At the end of the month Lt. General Abualziz al-Shalal, one of the highest ranking officials to defected, called the Syrian army “gangs of murders.” The head of military police, al-Shalal was put in charge of ensuring the stability of Assad’s inner circle and was meant to ensure officials did not defect from the regime. It was clear that by the end of the month, regime forces had readied sarin gas in bombs and transported them to variety of regime held air bases across the country. International pressure ensured that these weapons were not used against rebels and the civilian population, with President Obama making a clear statement that the use of chemical weapons would present a red line for the West. To the surprise of many observers, Russia’s President Vladimir Putin stated on national television that the survival of the Assad regime was not a priority of his country. This statement has been followed by attempts by Moscow to reach out to the opposition, who have rebuffed the Russian bear.
The Syrian conflict has transformed drastically over the past year. Rebel groups, previously desperate for weapons and pestered from the skies, have now taken the offensive. The countryside of Aleppo is almost under the full control of a variety of rebel brigades. Air bases have been surrounded while Assad`s helicopters are being shot down with shoulder mounted missiles and heavy gun at an alarming rate. The city of Aleppo is now completely cut off by rebels in Deir Ez Zor, Ar Raqqah, Idlib and Hama governorates.

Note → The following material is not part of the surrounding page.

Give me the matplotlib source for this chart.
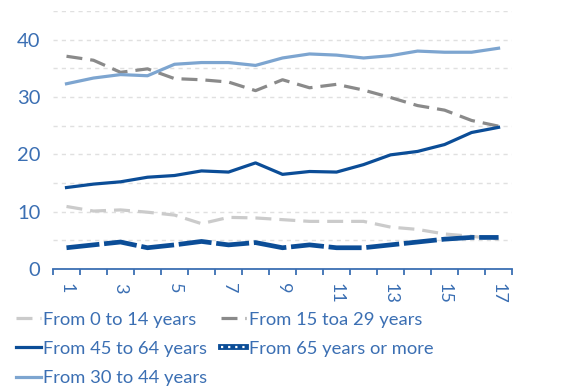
import matplotlib
matplotlib.use("Agg")
import matplotlib.pyplot as plt
from matplotlib.lines import Line2D
from matplotlib.ticker import MultipleLocator, FixedLocator

plt.rcParams['font.family'] = ['Lato', 'DejaVu Sans']

years = list(range(1, 18))
age_0_14 = [10.9, 10.1, 10.3, 9.9, 9.4, 7.9, 9.0, 8.9, 8.6, 8.3, 8.3, 8.3, 7.3, 6.9, 6.1, 5.7, 5.2]
age_15_29 = [37.1, 36.4, 34.3, 34.9, 33.2, 33.0, 32.6, 31.1, 33.0, 31.6, 32.2, 31.2, 29.9, 28.5, 27.7, 25.9, 24.9]
age_30_44 = [32.3, 33.3, 33.9, 33.7, 35.7, 36.0, 36.0, 35.5, 36.8, 37.5, 37.3, 36.8, 37.2, 38.0, 37.8, 37.8, 38.5]
age_45_64 = [14.2, 14.8, 15.2, 16.0, 16.3, 17.1, 16.9, 18.5, 16.5, 17.0, 16.9, 18.2, 19.9, 20.5, 21.7, 23.8, 24.7]
age_65_up = [3.7, 4.2, 4.7, 3.7, 4.2, 4.8, 4.2, 4.6, 3.7, 4.2, 3.7, 3.7, 4.2, 4.7, 5.2, 5.5, 5.5]

text_blue = '#3b6fb3'
dark_blue = '#0b4d97'
light_blue = '#7da5d0'
mid_gray = '#8a8a8a'
light_gray = '#cbcbcb'

fig = plt.figure(figsize=(5.71, 3.87), dpi=100)
ax = fig.add_axes([0.0928, 0.305, 0.804, 0.6667])

l1, = ax.plot(years, age_0_14, color=light_gray, lw=2.3, dashes=(5, 2.5), label='From 0 to 14 years')
l2, = ax.plot(years, age_15_29, color=mid_gray, lw=2.3, dashes=(5, 2.5), label='From 15 toa 29 years')
l4, = ax.plot(years, age_45_64, color=dark_blue, lw=2.3, label='From 45 to 64 years')
l3, = ax.plot(years, age_30_44, color=light_blue, lw=2.3, label='From 30 to 44 years')
l5, = ax.plot(years, age_65_up, color=dark_blue, lw=3.4, dashes=(7, 1.0), label='From 65 years or more')

# legend key for the 65+ series: thick blue bar with white dots
key_65 = (Line2D([], [], color=dark_blue, lw=4.2),
          Line2D([], [], color='white', lw=1.6, dashes=(1, 2.2)))

ax.set_xlim(0.5, 17.5)
ax.set_ylim(0, 45)
ax.yaxis.set_major_locator(FixedLocator([0, 10, 20, 30, 40]))
ax.yaxis.set_minor_locator(MultipleLocator(5))
ax.grid(axis='y', which='both', color='#e0e0e0', lw=1, dashes=(3, 3))
ax.set_axisbelow(True)

ax.xaxis.set_major_locator(FixedLocator(list(range(1, 18, 2))))
ax.xaxis.set_minor_locator(FixedLocator([i + 0.5 for i in range(0, 18)]))
ax.set_xticklabels([str(i) for i in range(1, 18, 2)], rotation=-90)
ax.tick_params(axis='x', which='major', length=0, pad=10, labelcolor=text_blue, labelsize=13)
ax.tick_params(axis='x', which='minor', length=4, width=1.3, color=text_blue, direction='out')
ax.tick_params(axis='y', which='both', length=0, pad=9, labelcolor=text_blue, labelsize=14.5)

for s in ['top', 'right', 'left']:
    ax.spines[s].set_visible(False)
ax.spines['bottom'].set_color(text_blue)
ax.spines['bottom'].set_linewidth(1.3)

leg = fig.legend(handles=[l1, l4, l3, l2, key_65],
                 labels=[l1.get_label(), l4.get_label(), l3.get_label(),
                         l2.get_label(), l5.get_label()],
                 ncol=2, loc='upper left',
                 bbox_to_anchor=(0.028, 0.195), frameon=False, fontsize=13.2,
                 handlelength=1.35, handletextpad=0.15, columnspacing=0.75,
                 labelspacing=0.72, borderaxespad=0, borderpad=0)
for t in leg.get_texts():
    t.set_color(text_blue)

fig.savefig('out.png', dpi=100)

The Deir Ez Zor countryside and the major cities along the Euphrates River have been fully captured by Jabhat al-Nusra and its Islamist allies. The provincial capital and the military airbase there are now under constant assault by these groups and it is only a matter of time before it falls.
In Damascus, regime troops have failed to take back the southern suburbs from rebel groups that are increasing the viciousness of their attacks. They have captured the Palestinian refugee camp in the district of Yarmouk, dislodging a pro-Assad Palestinian militia there. Bombings in the capital occur almost daily and the eastern outskirts of the city are now witness to the encroachment of hardened rebel fighters.
Having captured border areas with Turkey in the north and Iraq in the east, the rebels have set the course of the conflict. These developments, in combination with their increasing ability to overrun regime bases, have ensured that, as a fighting force, rebel groups will have to tools, men and money required to continually bring the fight to Assad. With the regime’s international backers flirting with the idea of working to establish a new Syrian government, build around oppositional groups, Assad may see crucial military and monetary supplies dry up. This would in turn, with developments in the north and east, seal the dictator’s fate.